Common Mistakes - Using a simple formula (AOV x frequency x lifespan) on aggregate data when customer behavior is highly skewed. The top 20% of customers often produce 60-80% of LTV. - Optimizing for first-purchase conversion at the expense of LTV, acquiring customers who cost more to serve than they return.

Industry Context - SaaS/B2B: CLV is driven primarily by retention and expansion (upgrades, seat growth). A 1 percentage point reduction in monthly churn often increases CLV by 15-25%. - Ecommerce/DTC: CLV hinges on repeat purchase rate and time between purchases. Subscription models dramatically raise and stabilize CLV. - Lead gen/services: CLV includes referrals, repeat projects, and retainer extensions. Services businesses often underestimate CLV by 30-50% by ignoring referral value.

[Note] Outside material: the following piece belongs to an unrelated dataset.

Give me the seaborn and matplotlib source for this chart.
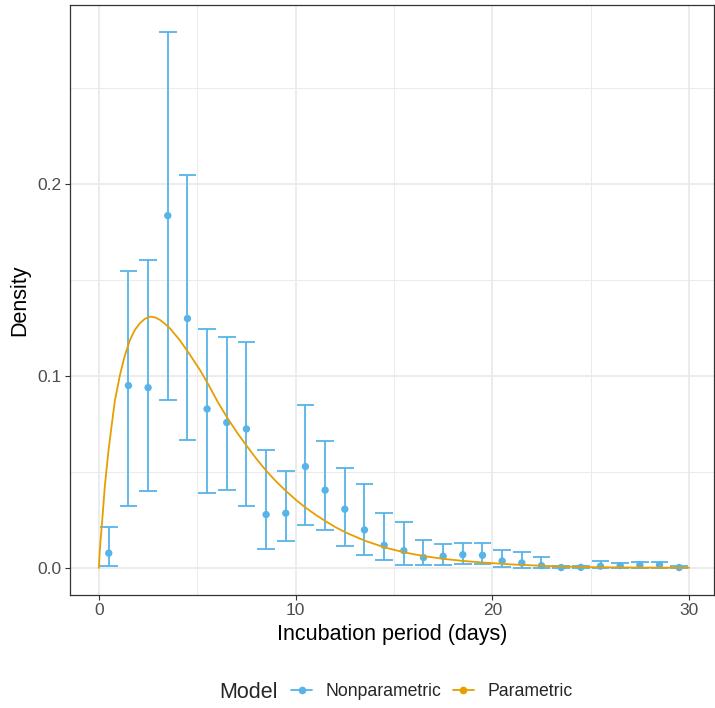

The Behavioral Science Connection Loss aversion, the cornerstone of Kahneman and Tversky's prospect theory, is the behavioral engine behind retention-driven CLV. People feel the pain of a loss roughly twice as intensely as the pleasure of an equivalent gain. This is why well-designed loyalty programs create "earned status" that customers do not want to forfeit. The endowment effect, also from Kahneman and colleagues, shows that people value things more once they own them, which is why onboarding that creates quick ownership (saved preferences, uploaded data, earned rewards) dramatically reduces churn.

Key Takeaway CLV converts CRO from a traffic-and-conversion game into a customer-economics discipline, and the teams that optimize for CLV consistently outcompete teams that optimize only for first-purchase metrics.